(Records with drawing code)
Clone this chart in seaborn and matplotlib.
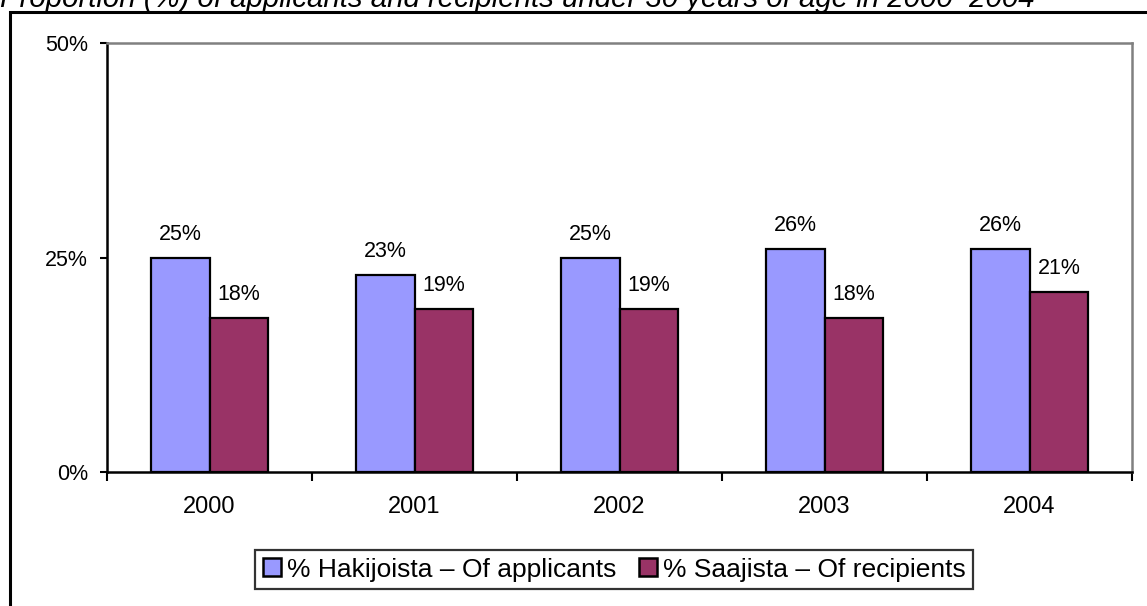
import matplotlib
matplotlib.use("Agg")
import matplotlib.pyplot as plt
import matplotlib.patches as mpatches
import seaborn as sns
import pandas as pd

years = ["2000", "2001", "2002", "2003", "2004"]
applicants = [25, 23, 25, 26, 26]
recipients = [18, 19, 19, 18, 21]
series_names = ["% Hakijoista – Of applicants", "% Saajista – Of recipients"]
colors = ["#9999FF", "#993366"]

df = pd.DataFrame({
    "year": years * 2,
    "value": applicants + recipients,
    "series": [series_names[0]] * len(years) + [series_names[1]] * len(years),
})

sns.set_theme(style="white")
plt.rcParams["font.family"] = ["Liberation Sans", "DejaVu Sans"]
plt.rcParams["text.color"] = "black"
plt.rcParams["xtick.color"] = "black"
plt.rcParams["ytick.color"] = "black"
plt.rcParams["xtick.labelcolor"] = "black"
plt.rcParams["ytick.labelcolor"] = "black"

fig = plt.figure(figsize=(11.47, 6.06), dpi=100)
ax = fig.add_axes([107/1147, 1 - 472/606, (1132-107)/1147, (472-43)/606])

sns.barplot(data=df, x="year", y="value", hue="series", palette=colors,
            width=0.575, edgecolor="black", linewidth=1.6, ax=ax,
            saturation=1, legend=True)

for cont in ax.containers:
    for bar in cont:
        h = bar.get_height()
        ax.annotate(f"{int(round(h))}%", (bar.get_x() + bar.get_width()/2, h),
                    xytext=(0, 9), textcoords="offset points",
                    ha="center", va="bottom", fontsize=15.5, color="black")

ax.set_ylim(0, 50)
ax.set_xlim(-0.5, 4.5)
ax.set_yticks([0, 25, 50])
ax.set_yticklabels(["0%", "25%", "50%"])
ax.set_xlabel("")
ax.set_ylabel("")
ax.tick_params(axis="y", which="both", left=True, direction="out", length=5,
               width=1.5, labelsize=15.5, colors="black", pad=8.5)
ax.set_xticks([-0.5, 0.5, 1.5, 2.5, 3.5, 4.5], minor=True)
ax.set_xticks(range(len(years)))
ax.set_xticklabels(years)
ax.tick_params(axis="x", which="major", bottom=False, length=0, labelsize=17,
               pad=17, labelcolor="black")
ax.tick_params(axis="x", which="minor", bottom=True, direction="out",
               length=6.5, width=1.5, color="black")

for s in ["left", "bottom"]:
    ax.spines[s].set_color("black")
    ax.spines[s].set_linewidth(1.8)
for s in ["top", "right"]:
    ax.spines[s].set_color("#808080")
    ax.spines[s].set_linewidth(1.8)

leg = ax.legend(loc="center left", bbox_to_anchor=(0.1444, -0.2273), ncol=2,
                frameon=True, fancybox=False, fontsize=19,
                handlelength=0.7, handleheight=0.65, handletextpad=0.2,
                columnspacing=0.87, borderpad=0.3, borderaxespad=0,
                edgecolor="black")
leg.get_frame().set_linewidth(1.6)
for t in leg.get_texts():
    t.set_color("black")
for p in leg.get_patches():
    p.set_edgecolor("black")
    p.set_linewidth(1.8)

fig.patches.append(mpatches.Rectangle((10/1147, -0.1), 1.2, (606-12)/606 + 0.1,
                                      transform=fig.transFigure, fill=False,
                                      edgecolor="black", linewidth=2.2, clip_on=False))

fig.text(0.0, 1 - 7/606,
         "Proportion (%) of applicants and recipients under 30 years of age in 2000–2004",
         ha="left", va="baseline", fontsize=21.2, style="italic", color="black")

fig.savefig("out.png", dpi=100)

...

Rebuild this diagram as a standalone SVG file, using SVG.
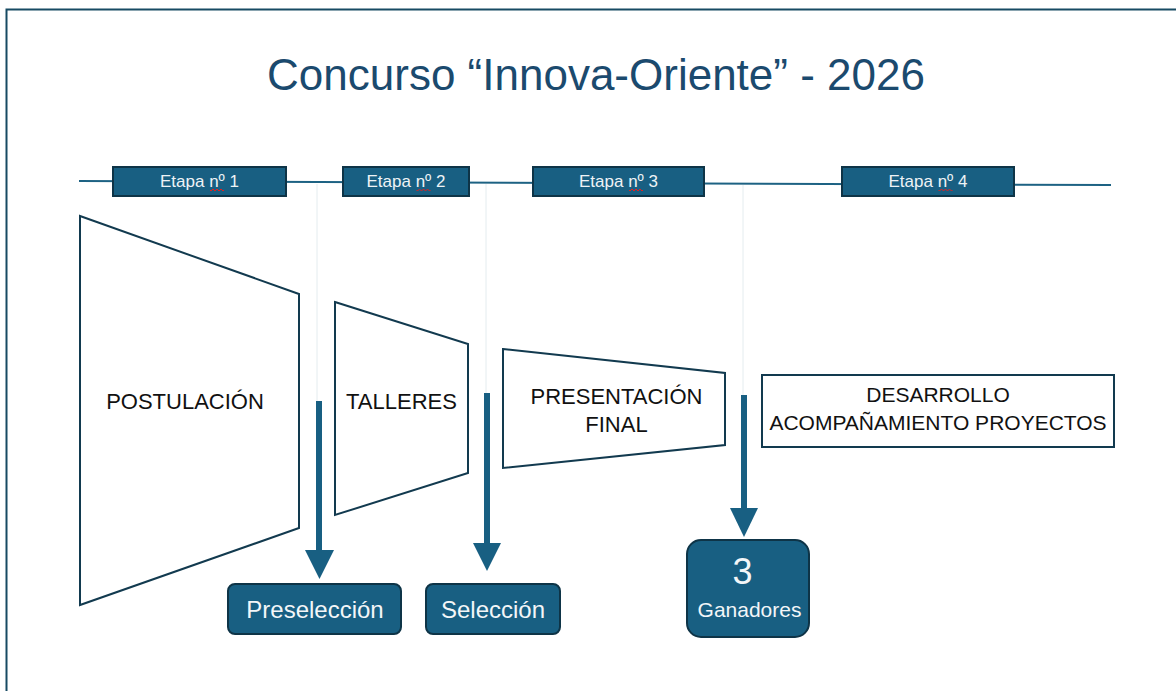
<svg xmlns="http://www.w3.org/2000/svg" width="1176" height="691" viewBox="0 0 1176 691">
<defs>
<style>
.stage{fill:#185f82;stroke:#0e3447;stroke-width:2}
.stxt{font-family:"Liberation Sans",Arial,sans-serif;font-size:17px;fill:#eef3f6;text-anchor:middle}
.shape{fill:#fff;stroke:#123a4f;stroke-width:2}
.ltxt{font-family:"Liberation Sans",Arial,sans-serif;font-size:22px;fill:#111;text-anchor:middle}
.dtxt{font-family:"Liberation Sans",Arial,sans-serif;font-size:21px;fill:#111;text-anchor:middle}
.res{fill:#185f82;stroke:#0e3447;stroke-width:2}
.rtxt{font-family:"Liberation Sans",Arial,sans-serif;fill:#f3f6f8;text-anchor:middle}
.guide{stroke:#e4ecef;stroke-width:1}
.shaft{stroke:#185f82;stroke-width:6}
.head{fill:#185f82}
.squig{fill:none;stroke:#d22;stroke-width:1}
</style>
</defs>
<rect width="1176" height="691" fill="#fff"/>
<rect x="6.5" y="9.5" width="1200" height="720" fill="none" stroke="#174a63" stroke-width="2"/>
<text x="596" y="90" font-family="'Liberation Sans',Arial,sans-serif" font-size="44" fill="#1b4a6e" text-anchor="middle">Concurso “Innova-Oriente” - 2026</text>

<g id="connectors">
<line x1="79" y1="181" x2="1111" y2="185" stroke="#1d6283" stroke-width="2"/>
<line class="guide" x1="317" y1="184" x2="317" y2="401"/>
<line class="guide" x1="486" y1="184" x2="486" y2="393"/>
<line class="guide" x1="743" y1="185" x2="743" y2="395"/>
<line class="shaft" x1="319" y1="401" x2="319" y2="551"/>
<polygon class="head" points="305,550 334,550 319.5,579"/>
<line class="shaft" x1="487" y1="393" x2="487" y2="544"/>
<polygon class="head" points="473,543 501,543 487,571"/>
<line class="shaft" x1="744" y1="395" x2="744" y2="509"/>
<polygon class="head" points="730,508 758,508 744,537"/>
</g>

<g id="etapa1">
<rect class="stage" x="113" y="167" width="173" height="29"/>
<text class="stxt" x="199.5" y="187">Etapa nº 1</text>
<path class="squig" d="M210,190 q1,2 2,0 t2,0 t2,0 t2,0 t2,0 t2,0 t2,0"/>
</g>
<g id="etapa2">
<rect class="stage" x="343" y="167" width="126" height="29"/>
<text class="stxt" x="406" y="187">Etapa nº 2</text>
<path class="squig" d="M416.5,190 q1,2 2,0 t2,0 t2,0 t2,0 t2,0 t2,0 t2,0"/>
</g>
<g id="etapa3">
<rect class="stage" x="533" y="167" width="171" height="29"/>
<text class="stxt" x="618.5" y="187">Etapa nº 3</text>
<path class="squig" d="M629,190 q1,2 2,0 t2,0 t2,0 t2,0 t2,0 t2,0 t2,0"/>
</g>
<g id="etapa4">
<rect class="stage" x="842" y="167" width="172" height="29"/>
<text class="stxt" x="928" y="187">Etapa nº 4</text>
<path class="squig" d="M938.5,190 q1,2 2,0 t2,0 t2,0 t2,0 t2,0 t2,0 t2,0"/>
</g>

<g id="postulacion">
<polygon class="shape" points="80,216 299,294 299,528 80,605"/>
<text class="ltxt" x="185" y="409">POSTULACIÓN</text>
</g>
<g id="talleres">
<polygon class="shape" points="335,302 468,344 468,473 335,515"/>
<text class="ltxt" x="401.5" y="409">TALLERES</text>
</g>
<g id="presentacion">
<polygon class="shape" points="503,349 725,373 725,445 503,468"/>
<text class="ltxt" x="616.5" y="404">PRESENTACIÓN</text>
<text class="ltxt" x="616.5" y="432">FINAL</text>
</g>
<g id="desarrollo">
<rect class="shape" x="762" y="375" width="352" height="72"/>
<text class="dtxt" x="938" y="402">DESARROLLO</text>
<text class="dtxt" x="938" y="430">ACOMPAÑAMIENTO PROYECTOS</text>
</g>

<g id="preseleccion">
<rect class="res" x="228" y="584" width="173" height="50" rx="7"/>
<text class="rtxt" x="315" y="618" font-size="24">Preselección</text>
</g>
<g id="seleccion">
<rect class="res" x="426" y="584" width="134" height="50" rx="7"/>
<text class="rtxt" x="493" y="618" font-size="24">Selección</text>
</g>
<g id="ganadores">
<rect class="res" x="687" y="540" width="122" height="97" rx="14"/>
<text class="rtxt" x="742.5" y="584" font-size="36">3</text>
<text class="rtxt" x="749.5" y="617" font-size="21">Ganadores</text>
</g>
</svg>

(Description of the task)
Write out the lines beginning with the one that contains "Clone this chart in seaborn and matplotlib." and ending with the one that contains "saturation=1, legend=True)", exactly as given. Leave pictures out.

(Written solution)
Clone this chart in seaborn and matplotlib.
import matplotlib
matplotlib.use("Agg")
import matplotlib.pyplot as plt
import matplotlib.patches as mpatches
import seaborn as sns
import pandas as pd

years = ["2000", "2001", "2002", "2003", "2004"]
applicants = [25, 23, 25, 26, 26]
recipients = [18, 19, 19, 18, 21]
series_names = ["% Hakijoista – Of applicants", "% Saajista – Of recipients"]
colors = ["#9999FF", "#993366"]

df = pd.DataFrame({
    "year": years * 2,
    "value": applicants + recipients,
    "series": [series_names[0]] * len(years) + [series_names[1]] * len(years),
})

sns.set_theme(style="white")
plt.rcParams["font.family"] = ["Liberation Sans", "DejaVu Sans"]
plt.rcParams["text.color"] = "black"
plt.rcParams["xtick.color"] = "black"
plt.rcParams["ytick.color"] = "black"
plt.rcParams["xtick.labelcolor"] = "black"
plt.rcParams["ytick.labelcolor"] = "black"

fig = plt.figure(figsize=(11.47, 6.06), dpi=100)
ax = fig.add_axes([107/1147, 1 - 472/606, (1132-107)/1147, (472-43)/606])

sns.barplot(data=df, x="year", y="value", hue="series", palette=colors,
            width=0.575, edgecolor="black", linewidth=1.6, ax=ax,
            saturation=1, legend=True)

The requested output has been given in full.